2. Under an application of the foregoing principle of law to the facts of the present case, the trial court did not err in sustaining the City of Toccoa’s general demurrer or in sustaining the motion to dismiss, in the nature of a general demurrer, urged by Colonial Stores, Incorporated. Assuming for the sake of argument that both Colonial and the city were negligent, Colonial in blocking the alley and the city in permitting the alley to be blocked, neither was under any duty to anticipate that as a result of their negligence the driver of the city’s truck would back the truck away from the blockade without keeping a lookout to the rear and would negligently run the truck upon and kill the plaintiff’s wife.

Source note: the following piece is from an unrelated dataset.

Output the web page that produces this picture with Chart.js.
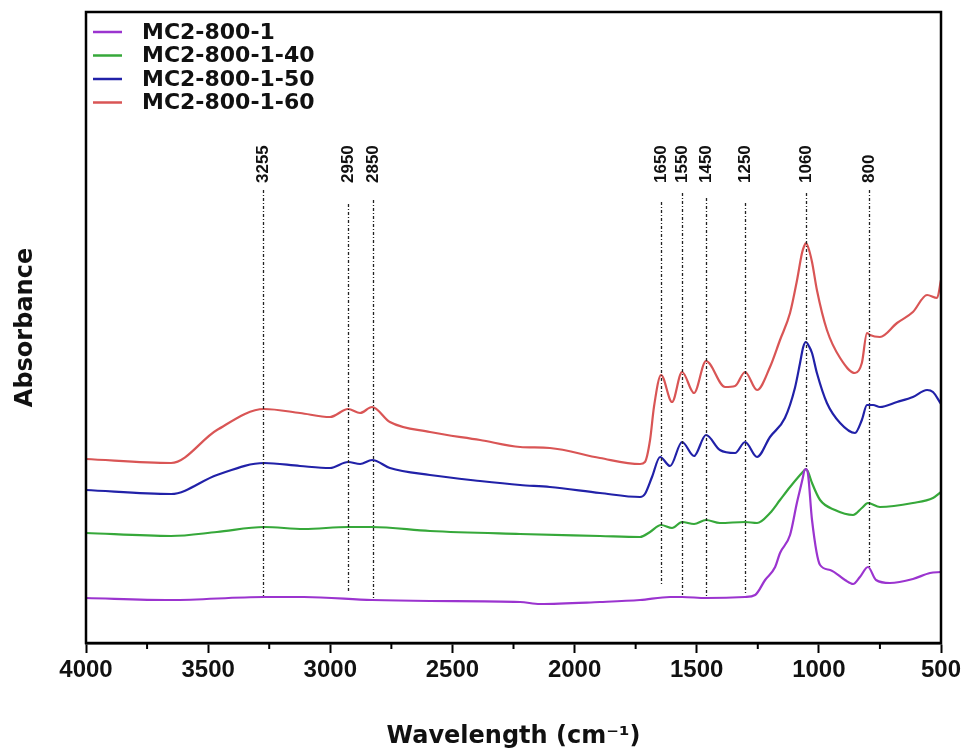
<!DOCTYPE html>
<html>
<head>
<meta charset="utf-8">
<script src="https://cdn.jsdelivr.net/npm/chart.js@4.4.1/dist/chart.umd.min.js"></script>
<style>
  html, body { margin: 0; padding: 0; background: #fff; }
  #wrap { width: 972px; height: 751px; }
</style>
</head>
<body>
<div id="wrap"><canvas id="myChart" width="972" height="751"></canvas></div>
<script>
const FONT = '"Liberation Sans", Arial, sans-serif'
const WIDE = '"DejaVu Sans", sans-serif'

const seriesNames = ['MC2-800-1', 'MC2-800-1-40', 'MC2-800-1-50', 'MC2-800-1-60']
const seriesColors = ['#9b34cf', '#36a83a', '#2121a8', '#d95555']

// MC2-800-1
const wn1 = [4000,3652,3271,3108,2829,2592,2223,2142,1896,1732,1609,1560,1462,1302,1261,1220,1179,1159,1118,1090,1065,1060,1053,1045,1028,995,954,893,860,832,799,766,709,615,545,500]
const abs1 = [0.45,0.43,0.46,0.46,0.43,0.42,0.41,0.39,0.41,0.43,0.46,0.46,0.45,0.46,0.48,0.63,0.76,0.90,1.08,1.40,1.66,1.72,1.74,1.70,1.23,0.78,0.73,0.63,0.59,0.66,0.76,0.63,0.60,0.64,0.70,0.71]
// MC2-800-1-40
const wn2 = [4000,3652,3464,3271,3108,2927,2829,2592,2223,1896,1732,1691,1646,1601,1560,1511,1462,1405,1302,1253,1200,1159,1118,1077,1062,1053,1044,1028,995,934,860,824,799,750,615,533,500]
const abs2 = [1.10,1.07,1.11,1.16,1.14,1.16,1.16,1.12,1.09,1.07,1.06,1.11,1.18,1.15,1.21,1.19,1.23,1.20,1.21,1.20,1.30,1.43,1.56,1.68,1.72,1.74,1.71,1.60,1.43,1.33,1.28,1.35,1.40,1.36,1.40,1.45,1.51]
// MC2-800-1-50
const wn3 = [4000,3652,3464,3271,3124,3001,2927,2878,2829,2756,2592,2387,2223,2101,1896,1732,1712,1683,1650,1609,1560,1511,1462,1405,1343,1302,1253,1200,1139,1098,1077,1064,1053,1041,1028,1008,967,913,852,824,803,778,750,680,615,557,533,500]
const abs3 = [1.53,1.49,1.68,1.80,1.77,1.75,1.81,1.79,1.83,1.75,1.68,1.62,1.58,1.56,1.50,1.46,1.49,1.66,1.86,1.77,2.01,1.87,2.08,1.93,1.90,2.01,1.86,2.06,2.25,2.55,2.80,2.96,3.01,2.97,2.90,2.70,2.40,2.20,2.10,2.23,2.38,2.38,2.36,2.41,2.46,2.53,2.51,2.39]
// MC2-800-1-60
const wn4 = [4000,3652,3464,3271,3124,3001,2927,2878,2829,2756,2592,2387,2223,2101,1896,1732,1712,1691,1675,1646,1601,1560,1511,1462,1384,1343,1302,1253,1200,1159,1118,1090,1069,1060,1053,1044,1028,1008,967,913,852,824,803,791,750,680,615,557,516,500]
const abs4 = [1.84,1.80,2.13,2.34,2.30,2.26,2.34,2.30,2.36,2.21,2.11,2.03,1.96,1.95,1.85,1.79,1.81,2.03,2.36,2.68,2.41,2.71,2.50,2.82,2.56,2.57,2.71,2.53,2.76,3.03,3.30,3.62,3.90,3.97,4.00,3.96,3.81,3.53,3.13,2.85,2.70,2.80,3.10,3.08,3.06,3.20,3.31,3.48,3.45,3.63]

// marked bands
const peakLabels = ['3255','2950','2850','1650','1550','1450','1250','1060','800']
const peakWn = [3275,2928,2825,1646,1560,1462,1302,1053,795]
const peakTop = [4.53,4.39,4.43,4.41,4.50,4.45,4.40,4.50,4.53]
const peakBottom = [0.46,0.51,0.45,0.58,0.48,0.46,0.50,1.76,0.76]
const peakLabelLevel = 4.60

const xTicks = [4000,3500,3000,2500,2000,1500,1000,500]

function toPoints(xs, ys) {
  return xs.map(function(x, i) { return {x: x, y: ys[i]} })
}

const allWn = [wn1, wn2, wn3, wn4]
const allAbs = [abs1, abs2, abs3, abs4]

const datasets = seriesNames.map(function(name, i) {
  return {
    label: name,
    data: toPoints(allWn[i], allAbs[i]),
    borderColor: seriesColors[i],
    backgroundColor: seriesColors[i],
    borderWidth: 2.2,
    pointRadius: 0,
    cubicInterpolationMode: 'monotone',
    fill: false
  }
})

const decorPlugin = {
  id: 'decor',
  afterDatasetsDraw(chart) {
    const ctx = chart.ctx
    const xs = chart.scales.x
    const ys = chart.scales.y
    ctx.save()
    // dashed band lines
    ctx.strokeStyle = '#222'
    ctx.lineWidth = 1.3
    ctx.setLineDash([3, 2, 1, 2])
    peakWn.forEach(function(w, i) {
      const px = Math.round(xs.getPixelForValue(w)) + 0.5
      ctx.beginPath()
      ctx.moveTo(px, ys.getPixelForValue(peakTop[i]))
      ctx.lineTo(px, ys.getPixelForValue(peakBottom[i]))
      ctx.stroke()
    })
    ctx.setLineDash([])
    // band labels
    ctx.fillStyle = '#111'
    ctx.font = 'bold 17px ' + FONT
    ctx.textAlign = 'left'
    ctx.textBaseline = 'middle'
    peakWn.forEach(function(w, i) {
      ctx.save()
      ctx.translate(xs.getPixelForValue(w), ys.getPixelForValue(peakLabelLevel))
      ctx.rotate(-Math.PI / 2)
      ctx.fillText(peakLabels[i], 0, 0)
      ctx.restore()
    })
    ctx.restore()
  },
  afterDraw(chart) {
    const ctx = chart.ctx
    const a = chart.chartArea
    const xs = chart.scales.x
    ctx.save()
    // frame
    ctx.strokeStyle = '#000'
    ctx.lineWidth = 2.5
    ctx.strokeRect(a.left, a.top, a.right - a.left, a.bottom - a.top)
    // minor ticks
    ctx.lineWidth = 2
    for (let v = 750; v < 4000; v += 500) {
      const px = xs.getPixelForValue(v)
      ctx.beginPath()
      ctx.moveTo(px, a.bottom)
      ctx.lineTo(px, a.bottom + 6)
      ctx.stroke()
    }
    // legend
    ctx.font = 'bold 22px ' + WIDE
    ctx.textBaseline = 'middle'
    ctx.textAlign = 'left'
    chart.data.datasets.forEach(function(ds, i) {
      const y = a.top + 20 + i * 23.5
      ctx.strokeStyle = ds.borderColor
      ctx.lineWidth = 2.5
      ctx.beginPath()
      ctx.moveTo(a.left + 7, y)
      ctx.lineTo(a.left + 36, y)
      ctx.stroke()
      ctx.fillStyle = '#111'
      ctx.fillText(ds.label, a.left + 56, y + 1)
    })
    // y title
    ctx.font = 'bold 24px ' + WIDE
    ctx.textAlign = 'center'
    ctx.translate(26, (a.top + a.bottom) / 2)
    ctx.rotate(-Math.PI / 2)
    ctx.fillText('Absorbance', 0, 0)
    ctx.restore()
  }
}

new Chart(document.getElementById('myChart'), {
  type: 'line',
  data: { datasets: datasets },
  options: {
    responsive: false,
    animation: false,
    layout: { padding: { left: 86, right: 31, top: 12, bottom: 0 } },
    plugins: {
      legend: { display: false },
      tooltip: { enabled: false }
    },
    scales: {
      x: {
        type: 'linear',
        reverse: true,
        min: 500,
        max: 4000,
        afterBuildTicks: function(scale) {
          scale.ticks = xTicks.map(function(v) { return {value: v} })
        },
        afterFit: function(scale) { scale.height = 108 },
        grid: {
          display: true,
          drawOnChartArea: false,
          drawTicks: true,
          tickLength: 10,
          tickWidth: 2,
          tickColor: '#000'
        },
        border: { display: true, color: '#000', width: 2.5 },
        ticks: {
          color: '#111',
          font: { family: FONT, size: 24, weight: 'bold' },
          padding: 3,
          maxRotation: 0,
          autoSkip: false,
          callback: function(v) { return String(v) }
        },
        title: {
          display: true,
          text: 'Wavelength (cm\u207B\u00B9)',
          color: '#111',
          font: { family: WIDE, size: 24, weight: 'bold' },
          padding: { top: 0, bottom: 0 }
        }
      },
      y: {
        display: false,
        min: 0,
        max: 6.31
      }
    }
  },
  plugins: [decorPlugin]
})
</script>
</body>
</html>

3. Under a construction of the petition most strongly against the pleader oh demurrer, the petition does not set forth a cause of action against the city for the negligence of its truck driver in backing the truck without keeping a lookout as there are no allegations of fact contained in the petition to show whether the driver of the truck was performing a governmental function, for which there would be no liability, or a ministerial function, for which there would be liability for negligence under certain conditions, and the petition must be construed as alleging that the driver’s negligence occurred in the performance of a governmental function. Granat v. Mayor &c. of Savannah, 59 Ga. App. 276 (200 S. E. 311).
Judgments affirmed.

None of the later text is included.